* **Given request**
Reproduce exactly the lines below, from the first through the one containing "const cursorTime = 340;", and nothing more.
## Start Raw data
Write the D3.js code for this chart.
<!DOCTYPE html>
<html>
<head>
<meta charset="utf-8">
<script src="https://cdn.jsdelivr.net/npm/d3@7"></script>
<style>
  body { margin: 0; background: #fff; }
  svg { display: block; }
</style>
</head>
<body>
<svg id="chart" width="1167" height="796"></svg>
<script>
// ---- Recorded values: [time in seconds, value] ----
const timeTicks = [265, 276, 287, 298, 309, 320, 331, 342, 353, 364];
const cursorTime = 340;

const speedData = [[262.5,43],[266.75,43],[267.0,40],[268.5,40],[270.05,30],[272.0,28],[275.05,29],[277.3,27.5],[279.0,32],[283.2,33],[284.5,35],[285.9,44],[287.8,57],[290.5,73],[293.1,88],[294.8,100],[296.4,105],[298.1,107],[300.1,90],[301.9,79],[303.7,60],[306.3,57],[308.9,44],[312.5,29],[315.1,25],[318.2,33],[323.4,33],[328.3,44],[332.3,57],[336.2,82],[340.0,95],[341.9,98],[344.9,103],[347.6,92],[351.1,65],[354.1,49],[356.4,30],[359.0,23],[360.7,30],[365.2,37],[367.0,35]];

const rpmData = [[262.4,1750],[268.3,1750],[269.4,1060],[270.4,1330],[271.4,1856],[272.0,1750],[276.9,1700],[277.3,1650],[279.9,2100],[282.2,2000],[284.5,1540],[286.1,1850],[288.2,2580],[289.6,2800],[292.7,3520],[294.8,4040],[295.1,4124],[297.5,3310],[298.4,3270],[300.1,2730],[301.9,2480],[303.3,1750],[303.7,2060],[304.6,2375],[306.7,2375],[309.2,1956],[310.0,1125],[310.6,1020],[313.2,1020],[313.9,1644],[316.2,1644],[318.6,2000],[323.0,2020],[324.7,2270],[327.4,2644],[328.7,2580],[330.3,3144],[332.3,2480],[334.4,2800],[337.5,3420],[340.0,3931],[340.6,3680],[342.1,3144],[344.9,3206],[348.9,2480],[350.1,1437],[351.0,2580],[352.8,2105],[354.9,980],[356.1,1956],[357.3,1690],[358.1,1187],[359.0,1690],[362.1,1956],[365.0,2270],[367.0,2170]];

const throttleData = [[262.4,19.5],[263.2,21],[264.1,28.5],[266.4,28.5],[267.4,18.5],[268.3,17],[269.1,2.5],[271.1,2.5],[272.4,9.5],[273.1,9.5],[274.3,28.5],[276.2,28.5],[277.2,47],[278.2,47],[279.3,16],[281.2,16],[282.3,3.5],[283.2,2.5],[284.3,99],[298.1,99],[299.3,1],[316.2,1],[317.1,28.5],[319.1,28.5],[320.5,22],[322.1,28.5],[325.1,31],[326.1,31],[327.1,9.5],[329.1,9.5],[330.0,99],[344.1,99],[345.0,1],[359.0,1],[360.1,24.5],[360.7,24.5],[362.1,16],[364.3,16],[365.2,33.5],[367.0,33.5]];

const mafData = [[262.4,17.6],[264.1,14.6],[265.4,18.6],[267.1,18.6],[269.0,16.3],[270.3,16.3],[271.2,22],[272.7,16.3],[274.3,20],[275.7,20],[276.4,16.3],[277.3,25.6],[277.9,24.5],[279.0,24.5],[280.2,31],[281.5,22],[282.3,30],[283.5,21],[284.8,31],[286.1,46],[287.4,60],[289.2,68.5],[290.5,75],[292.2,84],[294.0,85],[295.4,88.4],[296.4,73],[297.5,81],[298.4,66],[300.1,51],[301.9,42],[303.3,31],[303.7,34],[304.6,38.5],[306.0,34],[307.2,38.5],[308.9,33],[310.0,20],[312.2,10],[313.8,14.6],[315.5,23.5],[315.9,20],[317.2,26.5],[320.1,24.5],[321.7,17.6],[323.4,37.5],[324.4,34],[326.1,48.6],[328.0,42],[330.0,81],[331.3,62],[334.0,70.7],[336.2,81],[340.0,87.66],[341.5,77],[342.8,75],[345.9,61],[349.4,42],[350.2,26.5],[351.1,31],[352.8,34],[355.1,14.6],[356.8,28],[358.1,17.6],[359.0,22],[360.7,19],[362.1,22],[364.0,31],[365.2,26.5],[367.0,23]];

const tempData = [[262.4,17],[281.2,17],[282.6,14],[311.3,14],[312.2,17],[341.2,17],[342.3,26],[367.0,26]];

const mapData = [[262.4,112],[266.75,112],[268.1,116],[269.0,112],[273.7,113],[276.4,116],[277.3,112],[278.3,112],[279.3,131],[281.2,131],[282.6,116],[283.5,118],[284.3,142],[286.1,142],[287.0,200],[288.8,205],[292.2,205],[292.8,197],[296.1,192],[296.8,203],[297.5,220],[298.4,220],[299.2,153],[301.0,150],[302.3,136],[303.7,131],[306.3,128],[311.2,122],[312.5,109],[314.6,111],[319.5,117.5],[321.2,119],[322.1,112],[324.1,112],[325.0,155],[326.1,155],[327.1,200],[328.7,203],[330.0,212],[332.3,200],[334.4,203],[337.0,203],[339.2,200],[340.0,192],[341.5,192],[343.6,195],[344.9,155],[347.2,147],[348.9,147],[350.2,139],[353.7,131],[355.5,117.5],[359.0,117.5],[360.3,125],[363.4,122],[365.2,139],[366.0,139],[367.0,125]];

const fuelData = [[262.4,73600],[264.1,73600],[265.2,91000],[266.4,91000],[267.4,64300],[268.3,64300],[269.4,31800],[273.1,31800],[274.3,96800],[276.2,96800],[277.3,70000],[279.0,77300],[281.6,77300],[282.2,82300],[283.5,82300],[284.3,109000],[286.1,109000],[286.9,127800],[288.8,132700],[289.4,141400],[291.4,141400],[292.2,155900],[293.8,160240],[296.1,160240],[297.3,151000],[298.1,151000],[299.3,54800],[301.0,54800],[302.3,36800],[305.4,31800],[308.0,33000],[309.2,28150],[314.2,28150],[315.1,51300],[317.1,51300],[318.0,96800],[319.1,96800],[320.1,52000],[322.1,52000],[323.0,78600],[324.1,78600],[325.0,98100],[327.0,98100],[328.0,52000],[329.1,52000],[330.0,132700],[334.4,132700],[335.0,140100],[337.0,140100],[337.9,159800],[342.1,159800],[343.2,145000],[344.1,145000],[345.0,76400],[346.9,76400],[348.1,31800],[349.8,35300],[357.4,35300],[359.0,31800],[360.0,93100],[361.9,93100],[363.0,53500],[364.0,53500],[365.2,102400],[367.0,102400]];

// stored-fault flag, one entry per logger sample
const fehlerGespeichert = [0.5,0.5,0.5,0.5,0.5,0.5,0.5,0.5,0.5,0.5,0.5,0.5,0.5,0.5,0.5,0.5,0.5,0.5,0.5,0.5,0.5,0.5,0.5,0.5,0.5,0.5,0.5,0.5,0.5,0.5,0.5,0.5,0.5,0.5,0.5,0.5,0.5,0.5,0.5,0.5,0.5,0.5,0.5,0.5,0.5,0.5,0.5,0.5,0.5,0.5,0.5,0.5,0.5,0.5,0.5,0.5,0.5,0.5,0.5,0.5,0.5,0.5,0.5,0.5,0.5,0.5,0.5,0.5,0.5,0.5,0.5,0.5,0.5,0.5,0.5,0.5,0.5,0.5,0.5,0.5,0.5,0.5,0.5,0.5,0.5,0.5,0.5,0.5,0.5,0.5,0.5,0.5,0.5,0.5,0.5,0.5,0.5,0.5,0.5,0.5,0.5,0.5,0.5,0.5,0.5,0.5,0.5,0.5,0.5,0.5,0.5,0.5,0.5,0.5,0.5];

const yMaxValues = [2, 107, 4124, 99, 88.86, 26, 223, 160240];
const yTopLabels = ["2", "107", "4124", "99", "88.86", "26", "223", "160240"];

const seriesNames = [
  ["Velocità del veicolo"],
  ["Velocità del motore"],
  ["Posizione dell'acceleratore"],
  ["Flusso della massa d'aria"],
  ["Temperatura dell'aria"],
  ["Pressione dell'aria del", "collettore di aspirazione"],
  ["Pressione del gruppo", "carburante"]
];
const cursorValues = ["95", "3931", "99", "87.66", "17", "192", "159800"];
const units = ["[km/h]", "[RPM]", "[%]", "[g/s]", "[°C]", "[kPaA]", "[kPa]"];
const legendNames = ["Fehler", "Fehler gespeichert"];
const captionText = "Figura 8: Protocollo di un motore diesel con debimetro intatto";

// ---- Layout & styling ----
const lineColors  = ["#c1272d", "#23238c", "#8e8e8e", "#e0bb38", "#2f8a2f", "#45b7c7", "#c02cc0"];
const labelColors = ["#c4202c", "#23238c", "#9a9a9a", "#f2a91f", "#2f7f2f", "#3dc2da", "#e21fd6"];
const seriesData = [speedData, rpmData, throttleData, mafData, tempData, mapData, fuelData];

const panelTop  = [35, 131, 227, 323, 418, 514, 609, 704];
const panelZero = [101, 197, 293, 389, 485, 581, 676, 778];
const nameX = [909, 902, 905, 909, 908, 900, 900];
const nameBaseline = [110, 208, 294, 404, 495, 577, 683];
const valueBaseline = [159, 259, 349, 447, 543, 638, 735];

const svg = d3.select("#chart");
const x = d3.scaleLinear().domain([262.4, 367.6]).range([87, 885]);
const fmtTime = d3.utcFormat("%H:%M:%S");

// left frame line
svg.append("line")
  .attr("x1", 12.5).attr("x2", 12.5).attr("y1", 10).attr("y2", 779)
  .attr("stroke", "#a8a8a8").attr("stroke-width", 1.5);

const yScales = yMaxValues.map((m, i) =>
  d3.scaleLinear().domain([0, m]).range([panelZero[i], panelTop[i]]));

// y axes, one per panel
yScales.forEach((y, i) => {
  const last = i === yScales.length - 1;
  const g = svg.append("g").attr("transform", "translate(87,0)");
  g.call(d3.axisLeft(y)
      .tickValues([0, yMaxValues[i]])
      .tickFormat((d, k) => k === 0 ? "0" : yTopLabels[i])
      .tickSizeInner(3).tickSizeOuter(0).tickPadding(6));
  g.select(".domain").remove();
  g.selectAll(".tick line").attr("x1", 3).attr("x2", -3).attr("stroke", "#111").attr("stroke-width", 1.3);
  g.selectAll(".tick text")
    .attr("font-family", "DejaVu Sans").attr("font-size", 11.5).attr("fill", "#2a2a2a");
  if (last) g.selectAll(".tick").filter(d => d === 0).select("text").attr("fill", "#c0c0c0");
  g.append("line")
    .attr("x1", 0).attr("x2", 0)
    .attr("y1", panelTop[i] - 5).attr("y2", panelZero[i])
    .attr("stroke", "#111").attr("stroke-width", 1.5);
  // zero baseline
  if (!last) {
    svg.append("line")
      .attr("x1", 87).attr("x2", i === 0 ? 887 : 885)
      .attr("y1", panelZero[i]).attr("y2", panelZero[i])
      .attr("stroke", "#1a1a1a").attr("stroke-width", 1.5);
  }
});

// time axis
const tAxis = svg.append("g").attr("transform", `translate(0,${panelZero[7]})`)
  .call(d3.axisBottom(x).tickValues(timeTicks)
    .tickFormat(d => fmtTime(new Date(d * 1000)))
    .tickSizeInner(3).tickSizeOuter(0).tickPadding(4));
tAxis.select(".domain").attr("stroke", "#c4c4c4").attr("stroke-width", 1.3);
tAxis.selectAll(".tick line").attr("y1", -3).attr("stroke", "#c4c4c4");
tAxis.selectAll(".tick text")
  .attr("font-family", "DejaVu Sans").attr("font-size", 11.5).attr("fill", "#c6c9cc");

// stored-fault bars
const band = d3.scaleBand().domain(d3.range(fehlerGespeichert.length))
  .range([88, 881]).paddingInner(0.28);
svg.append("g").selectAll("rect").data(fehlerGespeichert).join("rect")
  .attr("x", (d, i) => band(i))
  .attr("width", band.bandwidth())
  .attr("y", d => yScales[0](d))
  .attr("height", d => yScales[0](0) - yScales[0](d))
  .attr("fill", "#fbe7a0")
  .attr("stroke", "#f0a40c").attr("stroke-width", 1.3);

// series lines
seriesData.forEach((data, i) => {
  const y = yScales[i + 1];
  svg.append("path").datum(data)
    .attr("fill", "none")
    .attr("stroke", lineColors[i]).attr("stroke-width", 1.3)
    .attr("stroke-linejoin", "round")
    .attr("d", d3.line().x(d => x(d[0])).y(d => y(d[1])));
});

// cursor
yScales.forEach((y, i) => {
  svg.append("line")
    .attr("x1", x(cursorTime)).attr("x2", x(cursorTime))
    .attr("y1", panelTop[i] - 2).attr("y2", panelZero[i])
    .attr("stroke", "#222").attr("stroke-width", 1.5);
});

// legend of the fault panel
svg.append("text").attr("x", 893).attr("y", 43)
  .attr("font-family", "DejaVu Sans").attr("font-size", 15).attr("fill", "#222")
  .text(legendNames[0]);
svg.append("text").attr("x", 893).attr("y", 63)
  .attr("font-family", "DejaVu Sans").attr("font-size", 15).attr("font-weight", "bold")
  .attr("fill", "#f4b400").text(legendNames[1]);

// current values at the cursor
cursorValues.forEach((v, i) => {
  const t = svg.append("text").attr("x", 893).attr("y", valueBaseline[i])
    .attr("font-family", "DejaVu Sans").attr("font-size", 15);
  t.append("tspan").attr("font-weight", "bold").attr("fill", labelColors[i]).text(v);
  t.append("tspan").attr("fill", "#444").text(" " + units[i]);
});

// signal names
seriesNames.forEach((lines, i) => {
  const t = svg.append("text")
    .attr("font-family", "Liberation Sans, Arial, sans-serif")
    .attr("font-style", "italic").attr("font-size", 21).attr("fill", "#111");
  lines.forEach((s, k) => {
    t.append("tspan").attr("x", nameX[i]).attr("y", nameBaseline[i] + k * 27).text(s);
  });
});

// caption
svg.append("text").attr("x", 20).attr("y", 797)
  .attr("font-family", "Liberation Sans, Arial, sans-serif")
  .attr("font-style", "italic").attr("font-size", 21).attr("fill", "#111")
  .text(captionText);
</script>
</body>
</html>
## End Raw data
* **Correct result**
Write the D3.js code for this chart.
<!DOCTYPE html>
<html>
<head>
<meta charset="utf-8">
<script src="https://cdn.jsdelivr.net/npm/d3@7"></script>
<style>
  body { margin: 0; background: #fff; }
  svg { display: block; }
</style>
</head>
<body>
<svg id="chart" width="1167" height="796"></svg>
<script>
// ---- Recorded values: [time in seconds, value] ----
const timeTicks = [265, 276, 287, 298, 309, 320, 331, 342, 353, 364];
const cursorTime = 340;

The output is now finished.